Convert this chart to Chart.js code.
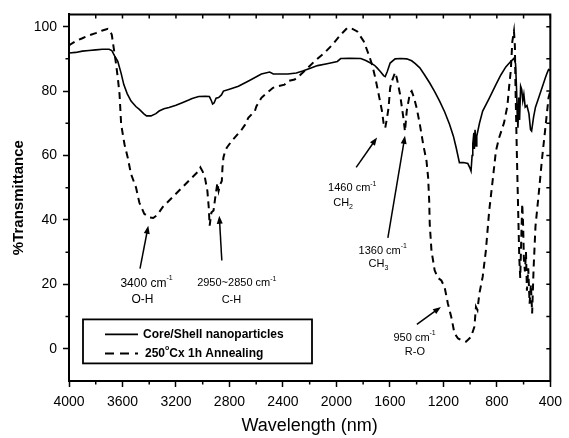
<!DOCTYPE html>
<html>
<head>
<meta charset="utf-8">
<script src="https://cdn.jsdelivr.net/npm/chart.js@4.4.0/dist/chart.umd.min.js"></script>
<style>
  body { margin: 0; background: #fff; }
  canvas { display: block; }
</style>
</head>
<body>
<canvas id="ftir" width="569" height="438"></canvas>
<script>
// Core/Shell nanoparticles (solid line)
const coreX = [4000, 3950, 3900, 3850, 3800, 3750, 3700, 3680, 3660, 3635, 3610, 3590, 3565, 3536, 3500, 3474, 3440, 3420, 3387, 3350,
  3326, 3290, 3252, 3200, 3153, 3100, 3079, 3030, 2980, 2950, 2935, 2926, 2915, 2900, 2881, 2860, 2845, 2800, 2733, 2650,
  2561, 2499, 2472, 2420, 2363, 2300, 2252, 2200, 2141, 2070, 1993, 1968, 1900, 1818, 1780, 1745, 1715, 1696, 1670, 1647,
  1635, 1620, 1598, 1561, 1520, 1474, 1437, 1410, 1376, 1340, 1302, 1265, 1228, 1190, 1154, 1125, 1104, 1080, 1050, 1017,
  1000, 993, 985, 980, 972, 968, 963, 955, 950, 930, 906, 860, 807, 770, 733, 700, 672, 660, 652, 647,
  642, 636, 630, 622, 614, 606, 598, 588, 575, 560, 548, 540, 525, 511, 487, 462, 437, 425, 413, 400];
const coreY = [91.8, 92.0, 92.4, 92.6, 92.8, 93.0, 93.0, 92.6, 91.0, 89.2, 85.5, 82.0, 79.2, 76.9, 75.2, 74.3, 72.9, 72.3, 72.3, 73.0,
  73.8, 74.5, 74.9, 75.6, 76.4, 77.3, 77.7, 78.3, 78.4, 78.3, 77.0, 76.0, 76.3, 77.8, 78.0, 78.8, 80.0, 80.6, 81.5, 83.3,
  85.3, 85.9, 85.3, 85.3, 85.3, 85.6, 86.2, 87.0, 87.9, 88.5, 89.2, 90.1, 90.2, 90.1, 89.5, 88.7, 88.0, 87.2, 86.0, 84.8,
  84.5, 86.0, 88.7, 90.0, 90.1, 90.0, 89.4, 88.5, 87.2, 85.0, 82.5, 79.8, 76.9, 73.5, 69.7, 66.0, 62.4, 57.8, 57.8, 57.5,
  56.0, 55.2, 60.0, 63.5, 67.0, 62.0, 68.0, 63.0, 66.0, 70.0, 73.8, 77.5, 82.0, 85.0, 87.5, 89.0, 90.2, 88.5, 80.0, 72.0,
  68.6, 78.0, 71.0, 81.5, 80.5, 77.0, 79.0, 75.0, 75.5, 73.0, 68.0, 67.6, 72.0, 75.0, 77.9, 81.0, 84.1, 85.5, 86.7, 86.5];

// 250 C x 1h annealing (dashed line)
const annealX = [4000, 3993, 3950, 3900, 3869, 3800, 3750, 3709, 3696, 3680, 3671, 3650, 3635, 3622, 3610, 3585, 3561, 3536, 3499, 3474,
  3437, 3400, 3370, 3340, 3301, 3227, 3153, 3079, 3030, 3017, 3000, 2985, 2965, 2955, 2948, 2935, 2919, 2906, 2890, 2881,
  2869, 2857, 2852, 2845, 2832, 2820, 2783, 2709, 2684, 2659, 2610, 2598, 2561, 2548, 2474, 2462, 2388, 2363, 2313, 2289,
  2239, 2165, 2091, 2030, 1968, 1919, 1880, 1844, 1795, 1758, 1733, 1709, 1684, 1659, 1647, 1635, 1620, 1610, 1598, 1585,
  1561, 1548, 1524, 1499, 1487, 1474, 1450, 1437, 1420, 1400, 1376, 1351, 1326, 1314, 1306, 1302, 1289, 1265, 1240, 1215,
  1191, 1166, 1141, 1117, 1090, 1067, 1030, 993, 968, 956, 945, 931, 906, 882, 857, 832, 807, 783, 746, 721,
  709, 696, 684, 672, 665, 660, 650, 640, 632, 625, 618, 610, 603, 598, 590, 582, 575, 565, 555, 545,
  536, 525, 511, 487, 462, 437, 413, 400];
const annealY = [94.0, 94.4, 95.5, 96.4, 97.0, 98.0, 98.8, 99.3, 99.0, 97.5, 94.9, 89.0, 84.1, 79.0, 69.7, 63.5, 59.4, 54.2, 50.1, 45.4,
  41.9, 40.8, 40.6, 41.5, 43.9, 47.0, 50.1, 53.2, 55.2, 56.3, 55.0, 53.5, 49.0, 44.0, 38.2, 42.3, 42.9, 47.0, 51.5, 49.0,
  51.0, 52.1, 56.3, 59.4, 61.4, 62.4, 64.5, 68.0, 69.5, 71.7, 73.8, 75.3, 77.9, 78.4, 81.0, 81.2, 82.0, 83.1, 83.6, 84.3,
  86.2, 89.2, 91.8, 94.4, 97.5, 99.6, 99.3, 98.5, 95.4, 91.3, 88.2, 84.1, 79.0, 73.8, 70.0, 68.5, 72.0, 74.8, 81.0, 83.1,
  85.8, 84.0, 79.0, 71.7, 67.5, 73.8, 79.4, 80.0, 78.0, 74.8, 69.7, 63.5, 58.3, 53.2, 46.0, 38.8, 30.5, 24.3, 22.0, 21.2,
  19.2, 14.0, 9.9, 4.8, 3.2, 2.7, 2.2, 3.7, 6.8, 13.0, 12.0, 17.1, 22.3, 30.5, 42.9, 52.0, 61.4, 65.5, 70.2, 75.4,
  81.0, 86.2, 95.4, 98.6, 94.0, 80.0, 60.0, 42.0, 28.0, 22.0, 33.0, 45.0, 38.0, 28.0, 24.0, 30.0, 18.0, 25.0, 14.0, 20.0,
  11.0, 25.0, 38.0, 48.0, 59.0, 68.6, 78.0, 80.0];

const seriesNames = ['Core/Shell nanoparticles', '250°Cx 1h Annealing'];
const yTickValues = [0, 20, 40, 60, 80, 100];

// peak labels: text parts, anchor in data units, arrow tail -> head in data units
const peakNotes = [
  { line1: [['3400 cm'], ['-1', 'sup']], line2: [['O-H']], size: 12, p1: [3420, 20.3], p2: [3450, 15.3], from: [3469, 24.9], to: [3407, 38.2] },
  { line1: [['2950~2850 cm'], ['-1', 'sup']], line2: [['C-H']], size: 11, p1: [2745, 20.3], p2: [2785, 15.3], from: [2857, 27.4], to: [2876, 41.3] },
  { line1: [['1460 cm'], ['-1', 'sup']], line2: [['CH'], ['2', 'sub']], size: 11, p1: [1881, 49.8], p2: [1950, 45.2], from: [1852, 56.3], to: [1696, 65.6] },
  { line1: [['1360 cm'], ['-1', 'sup']], line2: [['CH'], ['3', 'sub']], size: 11, p1: [1653, 30.3], p2: [1686, 26.4], from: [1615, 34.4], to: [1487, 66.1] },
  { line1: [['950 cm'], ['-1', 'sup']], line2: [['R-O']], size: 11, p1: [1415, 3.3], p2: [1413, -1.0], from: [1398, 7.6], to: [1218, 13.0] }
];

const FONT = "'Liberation Sans', Arial, sans-serif";
Chart.defaults.font.family = FONT;
Chart.defaults.color = '#000';

function toPoints(xs, ys) {
  return xs.map((x, i) => ({ x: x, y: ys[i] }));
}

// draw text made of normal / superscript / subscript pieces
function drawParts(ctx, parts, x, y, size, bold, align) {
  const w = parts.map(p => {
    const s = p[1] ? Math.round(size * 0.62) : size;
    ctx.font = (bold ? 'bold ' : '') + s + 'px ' + FONT;
    return ctx.measureText(p[0]).width;
  });
  const total = w.reduce((a, b) => a + b, 0);
  let cx = align === 'left' ? x : x - total / 2;
  ctx.textBaseline = 'middle';
  ctx.textAlign = 'left';
  parts.forEach((p, i) => {
    const s = p[1] ? Math.round(size * 0.62) : size;
    ctx.font = (bold ? 'bold ' : '') + s + 'px ' + FONT;
    let dy = 0;
    if (p[1] === 'sup') dy = -size * 0.42;
    if (p[1] === 'sub') dy = size * 0.38;
    ctx.fillText(p[0], cx, y + dy);
    cx += w[i];
  });
}

function arrow(ctx, x1, y1, x2, y2) {
  const a = Math.atan2(y2 - y1, x2 - x1);
  const len = 8, half = 3;
  ctx.beginPath();
  ctx.moveTo(x1, y1);
  ctx.lineTo(x2 - Math.cos(a) * len * 0.8, y2 - Math.sin(a) * len * 0.8);
  ctx.stroke();
  ctx.beginPath();
  ctx.moveTo(x2, y2);
  ctx.lineTo(x2 - Math.cos(a) * len - Math.sin(a) * half, y2 - Math.sin(a) * len + Math.cos(a) * half);
  ctx.lineTo(x2 - Math.cos(a) * len + Math.sin(a) * half, y2 - Math.sin(a) * len - Math.cos(a) * half);
  ctx.closePath();
  ctx.fill();
}

const framePlugin = {
  id: 'frame',
  afterDraw(chart) {
    const ctx = chart.ctx;
    const xs = chart.scales.x, ys = chart.scales.y;
    const a = chart.chartArea;
    ctx.save();
    ctx.strokeStyle = '#000';
    ctx.fillStyle = '#000';

    // top and right border
    ctx.lineWidth = 2;
    ctx.beginPath();
    ctx.moveTo(a.left - 1, a.top);
    ctx.lineTo(a.right, a.top);
    ctx.lineTo(a.right, a.bottom + 1);
    ctx.stroke();

    // minor ticks and mirrored ticks
    ctx.lineWidth = 1.5;
    ctx.beginPath();
    for (let v = 400; v <= 4000; v += 200) {
      const px = xs.getPixelForValue(v);
      ctx.moveTo(px, a.top);
      ctx.lineTo(px, a.top + 4);
      if (v % 400 !== 0) {
        ctx.moveTo(px, a.bottom);
        ctx.lineTo(px, a.bottom + 3.5);
      }
    }
    for (let v = 0; v <= 100; v += 10) {
      const py = ys.getPixelForValue(v);
      ctx.moveTo(a.right, py);
      ctx.lineTo(a.right - 4, py);
      if (v % 20 !== 0) {
        ctx.moveTo(a.left, py);
        ctx.lineTo(a.left - 3.5, py);
      }
    }
    ctx.stroke();

    // peak labels with arrows
    ctx.lineWidth = 1.5;
    peakNotes.forEach(n => {
      drawParts(ctx, n.line1, xs.getPixelForValue(n.p1[0]), ys.getPixelForValue(n.p1[1]), n.size, false, 'center');
      drawParts(ctx, n.line2, xs.getPixelForValue(n.p2[0]), ys.getPixelForValue(n.p2[1]), n.size, false, 'center');
      arrow(ctx, xs.getPixelForValue(n.from[0]), ys.getPixelForValue(n.from[1]),
        xs.getPixelForValue(n.to[0]), ys.getPixelForValue(n.to[1]));
    });

    // legend box
    const bx = a.left + 14, by = a.top + 305, bw = 229, bh = 44;
    ctx.fillStyle = '#fff';
    ctx.fillRect(bx, by, bw, bh);
    ctx.lineWidth = 1.8;
    ctx.strokeRect(bx, by, bw, bh);
    ctx.fillStyle = '#000';
    const sets = chart.data.datasets;
    const rows = [by + 15, by + 34];
    sets.forEach((ds, i) => {
      ctx.lineWidth = ds.borderWidth;
      ctx.setLineDash(i === 1 ? [9, 6] : []);
      ctx.beginPath();
      ctx.moveTo(bx + 22, rows[i]);
      ctx.lineTo(bx + 55, rows[i]);
      ctx.stroke();
    });
    ctx.setLineDash([]);
    drawParts(ctx, [[seriesNames[0]]], bx + 60, rows[0], 12, true, 'left');
    drawParts(ctx, [['250'], ['o', 'sup'], ['Cx 1h Annealing']], bx + 62, rows[1], 12, true, 'left');
    ctx.restore();
  }
};

const ctx = document.getElementById('ftir').getContext('2d');
const ftirChart = new Chart(ctx, {
  type: 'line',
  data: {
    datasets: [
      {
        label: seriesNames[0],
        data: toPoints(coreX, coreY),
        borderColor: '#000',
        borderWidth: 1.6,
        pointRadius: 0,
        tension: 0,
        fill: false
      },
      {
        label: seriesNames[1],
        data: toPoints(annealX, annealY),
        borderColor: '#000',
        borderWidth: 2,
        borderDash: [7, 5],
        pointRadius: 0,
        tension: 0,
        fill: false
      }
    ]
  },
  options: {
    responsive: false,
    animation: false,
    layout: { padding: { top: 13, right: 14, left: 0, bottom: 0 } },
    plugins: {
      legend: { display: false },
      tooltip: { enabled: false }
    },
    scales: {
      x: {
        type: 'linear',
        reverse: true,
        min: 400,
        max: 4000,
        ticks: { stepSize: 400, padding: 7, font: { size: 14 }, color: '#000', callback: v => String(v) },
        grid: { drawOnChartArea: false, tickLength: 6, tickWidth: 1.5, tickColor: '#000' },
        border: { color: '#000', width: 2 },
        title: { display: true, text: 'Wavelength (nm)', font: { size: 18 }, padding: { top: 0, bottom: 1 }, color: '#000' },
        afterFit(scale) { scale.height = 57; }
      },
      y: {
        min: -10,
        max: 103.8,
        afterBuildTicks(scale) { scale.ticks = yTickValues.map(v => ({ value: v })); },
        ticks: { padding: 6, font: { size: 14 }, color: '#000', callback: v => String(v) },
        grid: { drawOnChartArea: false, tickLength: 6, tickWidth: 1.5, tickColor: '#000' },
        border: { color: '#000', width: 2 },
        title: { display: true, text: '%Transmittance', font: { size: 15, weight: 'bold' }, padding: { top: 10, bottom: 0 }, color: '#000' },
        afterFit(scale) { scale.width = 69; }
      }
    }
  },
  plugins: [framePlugin]
});
</script>
</body>
</html>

______

Leave the pictures out and please restate exactly the lines running from the start of the material through the one with "85.5, 86.7, 86.5];".

Convert this chart to Chart.js code.
<!DOCTYPE html>
<html>
<head>
<meta charset="utf-8">
<script src="https://cdn.jsdelivr.net/npm/chart.js@4.4.0/dist/chart.umd.min.js"></script>
<style>
  body { margin: 0; background: #fff; }
  canvas { display: block; }
</style>
</head>
<body>
<canvas id="ftir" width="569" height="438"></canvas>
<script>
// Core/Shell nanoparticles (solid line)
const coreX = [4000, 3950, 3900, 3850, 3800, 3750, 3700, 3680, 3660, 3635, 3610, 3590, 3565, 3536, 3500, 3474, 3440, 3420, 3387, 3350,
  3326, 3290, 3252, 3200, 3153, 3100, 3079, 3030, 2980, 2950, 2935, 2926, 2915, 2900, 2881, 2860, 2845, 2800, 2733, 2650,
  2561, 2499, 2472, 2420, 2363, 2300, 2252, 2200, 2141, 2070, 1993, 1968, 1900, 1818, 1780, 1745, 1715, 1696, 1670, 1647,
  1635, 1620, 1598, 1561, 1520, 1474, 1437, 1410, 1376, 1340, 1302, 1265, 1228, 1190, 1154, 1125, 1104, 1080, 1050, 1017,
  1000, 993, 985, 980, 972, 968, 963, 955, 950, 930, 906, 860, 807, 770, 733, 700, 672, 660, 652, 647,
  642, 636, 630, 622, 614, 606, 598, 588, 575, 560, 548, 540, 525, 511, 487, 462, 437, 425, 413, 400];
const coreY = [91.8, 92.0, 92.4, 92.6, 92.8, 93.0, 93.0, 92.6, 91.0, 89.2, 85.5, 82.0, 79.2, 76.9, 75.2, 74.3, 72.9, 72.3, 72.3, 73.0,
  73.8, 74.5, 74.9, 75.6, 76.4, 77.3, 77.7, 78.3, 78.4, 78.3, 77.0, 76.0, 76.3, 77.8, 78.0, 78.8, 80.0, 80.6, 81.5, 83.3,
  85.3, 85.9, 85.3, 85.3, 85.3, 85.6, 86.2, 87.0, 87.9, 88.5, 89.2, 90.1, 90.2, 90.1, 89.5, 88.7, 88.0, 87.2, 86.0, 84.8,
  84.5, 86.0, 88.7, 90.0, 90.1, 90.0, 89.4, 88.5, 87.2, 85.0, 82.5, 79.8, 76.9, 73.5, 69.7, 66.0, 62.4, 57.8, 57.8, 57.5,
  56.0, 55.2, 60.0, 63.5, 67.0, 62.0, 68.0, 63.0, 66.0, 70.0, 73.8, 77.5, 82.0, 85.0, 87.5, 89.0, 90.2, 88.5, 80.0, 72.0,
  68.6, 78.0, 71.0, 81.5, 80.5, 77.0, 79.0, 75.0, 75.5, 73.0, 68.0, 67.6, 72.0, 75.0, 77.9, 81.0, 84.1, 85.5, 86.7, 86.5];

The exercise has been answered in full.